[Begin Dataset]

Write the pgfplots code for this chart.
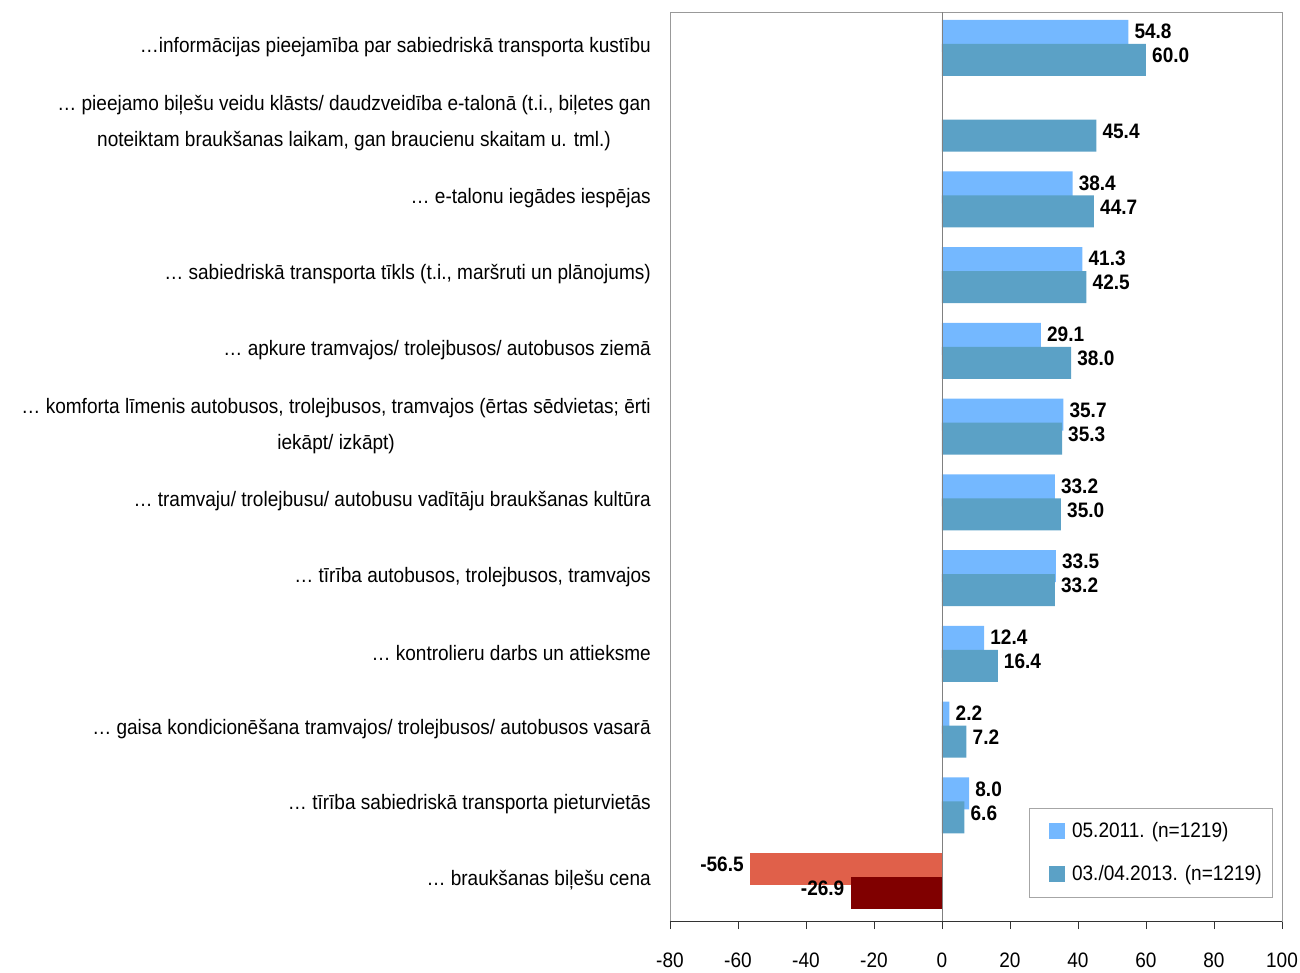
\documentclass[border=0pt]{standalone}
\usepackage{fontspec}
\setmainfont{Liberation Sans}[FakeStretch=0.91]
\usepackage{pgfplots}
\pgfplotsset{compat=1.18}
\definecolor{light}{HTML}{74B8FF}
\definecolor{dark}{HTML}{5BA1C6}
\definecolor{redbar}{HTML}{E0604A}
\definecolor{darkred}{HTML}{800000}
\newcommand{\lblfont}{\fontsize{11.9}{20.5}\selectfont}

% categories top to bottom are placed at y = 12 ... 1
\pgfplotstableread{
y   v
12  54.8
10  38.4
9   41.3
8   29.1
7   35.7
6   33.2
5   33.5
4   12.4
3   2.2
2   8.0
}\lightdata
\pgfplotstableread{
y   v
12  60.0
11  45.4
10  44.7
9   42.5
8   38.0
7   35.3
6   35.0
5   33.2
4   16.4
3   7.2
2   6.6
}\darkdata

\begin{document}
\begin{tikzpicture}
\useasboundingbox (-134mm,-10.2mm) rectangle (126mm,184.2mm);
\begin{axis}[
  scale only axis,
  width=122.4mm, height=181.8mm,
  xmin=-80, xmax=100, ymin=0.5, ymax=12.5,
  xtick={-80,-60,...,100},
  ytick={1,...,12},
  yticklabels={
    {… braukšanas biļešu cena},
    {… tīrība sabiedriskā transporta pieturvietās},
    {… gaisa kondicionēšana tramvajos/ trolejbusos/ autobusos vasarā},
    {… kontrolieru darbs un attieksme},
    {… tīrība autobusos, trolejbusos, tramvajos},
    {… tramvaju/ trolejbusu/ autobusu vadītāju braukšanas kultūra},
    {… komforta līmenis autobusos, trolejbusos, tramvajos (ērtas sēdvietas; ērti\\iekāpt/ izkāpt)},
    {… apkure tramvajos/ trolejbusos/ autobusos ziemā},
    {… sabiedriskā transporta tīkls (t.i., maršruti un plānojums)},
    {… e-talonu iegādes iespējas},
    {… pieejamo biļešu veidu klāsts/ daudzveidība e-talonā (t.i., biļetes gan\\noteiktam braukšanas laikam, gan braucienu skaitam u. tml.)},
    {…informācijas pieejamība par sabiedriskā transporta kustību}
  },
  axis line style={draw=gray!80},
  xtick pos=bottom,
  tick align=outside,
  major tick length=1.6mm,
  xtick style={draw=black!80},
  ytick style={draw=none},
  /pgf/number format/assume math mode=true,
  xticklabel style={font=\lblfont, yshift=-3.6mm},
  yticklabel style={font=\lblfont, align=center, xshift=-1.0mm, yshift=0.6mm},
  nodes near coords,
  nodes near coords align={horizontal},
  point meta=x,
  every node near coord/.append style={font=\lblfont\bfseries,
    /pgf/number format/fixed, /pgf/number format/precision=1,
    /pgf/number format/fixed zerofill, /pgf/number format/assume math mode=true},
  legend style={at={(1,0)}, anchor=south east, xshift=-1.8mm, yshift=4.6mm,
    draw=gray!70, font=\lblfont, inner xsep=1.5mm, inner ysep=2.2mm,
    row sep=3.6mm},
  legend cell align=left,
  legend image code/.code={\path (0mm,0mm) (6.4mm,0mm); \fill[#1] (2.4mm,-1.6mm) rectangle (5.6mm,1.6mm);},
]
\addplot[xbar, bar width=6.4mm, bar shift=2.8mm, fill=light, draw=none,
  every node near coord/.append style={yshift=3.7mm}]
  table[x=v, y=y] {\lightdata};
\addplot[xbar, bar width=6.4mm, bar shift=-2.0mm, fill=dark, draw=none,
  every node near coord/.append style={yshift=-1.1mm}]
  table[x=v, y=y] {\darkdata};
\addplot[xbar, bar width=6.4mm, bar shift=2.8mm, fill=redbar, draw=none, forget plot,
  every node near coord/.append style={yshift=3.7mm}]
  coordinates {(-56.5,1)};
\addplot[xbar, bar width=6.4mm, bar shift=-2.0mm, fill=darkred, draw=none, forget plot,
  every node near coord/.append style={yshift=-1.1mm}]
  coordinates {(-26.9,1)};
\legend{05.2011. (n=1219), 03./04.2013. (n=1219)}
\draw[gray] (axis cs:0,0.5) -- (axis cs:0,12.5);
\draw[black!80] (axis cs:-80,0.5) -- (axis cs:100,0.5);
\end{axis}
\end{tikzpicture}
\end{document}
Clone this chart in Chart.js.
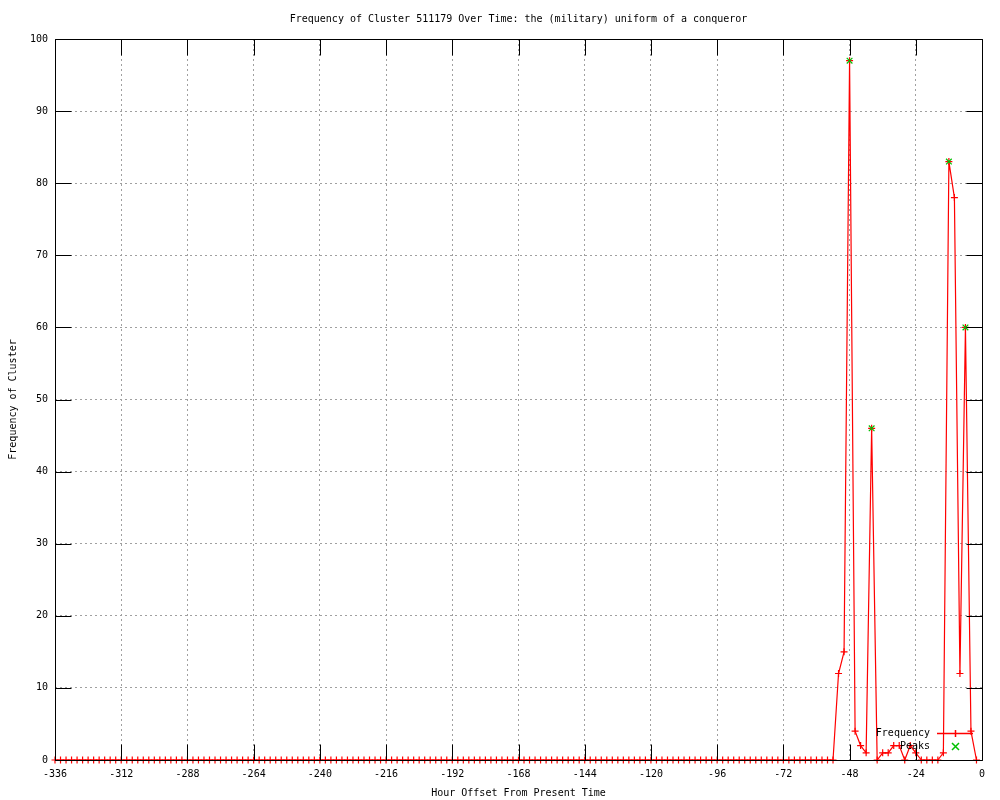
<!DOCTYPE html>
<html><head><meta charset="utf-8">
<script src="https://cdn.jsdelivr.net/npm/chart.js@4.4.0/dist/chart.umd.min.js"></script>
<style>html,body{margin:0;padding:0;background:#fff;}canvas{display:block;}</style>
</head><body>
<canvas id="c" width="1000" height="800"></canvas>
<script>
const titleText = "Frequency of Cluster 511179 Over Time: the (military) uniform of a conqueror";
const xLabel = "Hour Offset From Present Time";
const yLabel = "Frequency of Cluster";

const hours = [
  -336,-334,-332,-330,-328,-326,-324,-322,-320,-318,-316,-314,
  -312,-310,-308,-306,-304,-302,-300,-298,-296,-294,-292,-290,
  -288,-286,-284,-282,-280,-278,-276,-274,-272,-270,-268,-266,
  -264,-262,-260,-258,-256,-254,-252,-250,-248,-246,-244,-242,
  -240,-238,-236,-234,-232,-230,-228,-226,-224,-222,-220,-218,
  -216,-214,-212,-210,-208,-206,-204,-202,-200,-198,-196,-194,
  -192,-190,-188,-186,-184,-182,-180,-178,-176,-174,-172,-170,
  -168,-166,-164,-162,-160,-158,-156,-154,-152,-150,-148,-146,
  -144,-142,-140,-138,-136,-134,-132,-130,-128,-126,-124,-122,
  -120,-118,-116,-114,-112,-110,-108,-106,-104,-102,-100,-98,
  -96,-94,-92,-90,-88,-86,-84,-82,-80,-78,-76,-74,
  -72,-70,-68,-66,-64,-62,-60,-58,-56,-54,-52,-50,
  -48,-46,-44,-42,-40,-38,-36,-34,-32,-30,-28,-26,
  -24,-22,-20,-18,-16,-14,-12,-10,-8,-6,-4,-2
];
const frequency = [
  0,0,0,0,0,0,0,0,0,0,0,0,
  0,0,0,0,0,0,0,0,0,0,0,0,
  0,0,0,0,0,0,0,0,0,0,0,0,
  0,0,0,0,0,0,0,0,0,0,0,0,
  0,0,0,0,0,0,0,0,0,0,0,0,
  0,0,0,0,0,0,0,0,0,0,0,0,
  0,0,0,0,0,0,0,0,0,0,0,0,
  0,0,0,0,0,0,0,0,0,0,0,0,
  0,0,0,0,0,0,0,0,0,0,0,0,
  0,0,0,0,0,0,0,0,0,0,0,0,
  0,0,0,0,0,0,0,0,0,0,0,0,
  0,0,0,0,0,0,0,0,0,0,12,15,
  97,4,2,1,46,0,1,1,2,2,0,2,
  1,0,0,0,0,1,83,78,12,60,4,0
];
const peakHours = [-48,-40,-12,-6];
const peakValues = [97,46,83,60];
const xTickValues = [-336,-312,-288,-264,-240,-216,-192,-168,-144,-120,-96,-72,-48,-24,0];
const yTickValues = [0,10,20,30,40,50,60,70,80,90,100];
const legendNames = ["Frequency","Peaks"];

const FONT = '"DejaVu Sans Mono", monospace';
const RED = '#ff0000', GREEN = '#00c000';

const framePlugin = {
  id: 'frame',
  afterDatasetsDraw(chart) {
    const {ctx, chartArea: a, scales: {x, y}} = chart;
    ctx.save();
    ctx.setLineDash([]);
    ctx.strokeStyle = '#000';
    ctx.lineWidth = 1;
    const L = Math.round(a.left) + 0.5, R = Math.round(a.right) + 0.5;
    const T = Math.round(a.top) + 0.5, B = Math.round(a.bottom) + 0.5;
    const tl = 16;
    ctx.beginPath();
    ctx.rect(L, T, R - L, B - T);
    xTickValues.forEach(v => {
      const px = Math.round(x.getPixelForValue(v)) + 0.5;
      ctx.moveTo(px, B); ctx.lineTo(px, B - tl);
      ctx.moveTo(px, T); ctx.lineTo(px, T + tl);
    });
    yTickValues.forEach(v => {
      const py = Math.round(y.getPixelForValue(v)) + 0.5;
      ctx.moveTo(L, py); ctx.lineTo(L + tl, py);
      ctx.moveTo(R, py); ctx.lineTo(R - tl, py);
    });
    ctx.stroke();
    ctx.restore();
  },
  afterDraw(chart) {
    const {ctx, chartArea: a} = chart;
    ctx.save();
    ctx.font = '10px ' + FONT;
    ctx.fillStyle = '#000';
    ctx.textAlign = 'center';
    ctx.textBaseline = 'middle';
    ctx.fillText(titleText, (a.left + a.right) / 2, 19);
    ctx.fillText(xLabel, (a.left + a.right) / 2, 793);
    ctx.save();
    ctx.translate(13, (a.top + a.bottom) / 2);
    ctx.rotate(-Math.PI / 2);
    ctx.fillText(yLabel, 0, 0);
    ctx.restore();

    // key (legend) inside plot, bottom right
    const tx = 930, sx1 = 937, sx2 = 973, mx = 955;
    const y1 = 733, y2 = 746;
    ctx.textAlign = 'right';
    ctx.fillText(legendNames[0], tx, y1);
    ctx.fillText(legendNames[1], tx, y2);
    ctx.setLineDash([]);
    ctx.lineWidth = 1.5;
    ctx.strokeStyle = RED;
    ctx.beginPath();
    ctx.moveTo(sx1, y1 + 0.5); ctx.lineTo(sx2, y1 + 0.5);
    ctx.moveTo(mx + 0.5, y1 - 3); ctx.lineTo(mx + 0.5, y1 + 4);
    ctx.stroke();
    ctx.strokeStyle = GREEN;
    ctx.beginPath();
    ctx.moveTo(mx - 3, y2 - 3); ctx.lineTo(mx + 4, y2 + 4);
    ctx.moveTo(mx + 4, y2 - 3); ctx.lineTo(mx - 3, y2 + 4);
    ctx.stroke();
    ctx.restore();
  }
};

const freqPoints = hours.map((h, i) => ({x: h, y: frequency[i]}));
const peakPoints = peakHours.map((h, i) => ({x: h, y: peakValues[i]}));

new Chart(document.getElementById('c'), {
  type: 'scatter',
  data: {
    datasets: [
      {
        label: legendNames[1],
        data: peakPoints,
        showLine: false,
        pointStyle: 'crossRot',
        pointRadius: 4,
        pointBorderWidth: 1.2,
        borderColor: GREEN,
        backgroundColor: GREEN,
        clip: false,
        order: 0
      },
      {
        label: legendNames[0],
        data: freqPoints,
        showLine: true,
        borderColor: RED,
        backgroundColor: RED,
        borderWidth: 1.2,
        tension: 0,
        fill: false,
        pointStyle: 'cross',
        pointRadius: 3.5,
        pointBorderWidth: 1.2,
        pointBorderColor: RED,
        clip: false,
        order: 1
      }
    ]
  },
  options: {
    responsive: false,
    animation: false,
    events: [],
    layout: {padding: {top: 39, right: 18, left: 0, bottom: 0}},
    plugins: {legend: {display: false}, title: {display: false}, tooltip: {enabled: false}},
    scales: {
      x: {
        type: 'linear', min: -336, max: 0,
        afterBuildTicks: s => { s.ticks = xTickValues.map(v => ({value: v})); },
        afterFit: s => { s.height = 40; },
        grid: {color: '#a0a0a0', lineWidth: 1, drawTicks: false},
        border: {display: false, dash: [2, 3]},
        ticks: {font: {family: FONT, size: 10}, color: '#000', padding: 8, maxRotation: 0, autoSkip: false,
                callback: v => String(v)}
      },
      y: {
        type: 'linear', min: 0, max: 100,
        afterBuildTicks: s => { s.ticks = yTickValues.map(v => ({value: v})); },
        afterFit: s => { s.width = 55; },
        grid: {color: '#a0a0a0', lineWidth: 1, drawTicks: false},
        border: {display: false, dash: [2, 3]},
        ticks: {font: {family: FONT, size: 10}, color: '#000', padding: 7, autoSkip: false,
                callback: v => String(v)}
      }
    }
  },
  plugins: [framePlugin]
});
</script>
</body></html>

[End Dataset]

> What to produce
Show every line from the entries above in which "code" appears.

> Exercise answer
Write the pgfplots code for this chart.
  legend image code/.code={\path (0mm,0mm) (6.4mm,0mm); \fill[#1] (2.4mm,-1.6mm) rectangle (5.6mm,1.6mm);},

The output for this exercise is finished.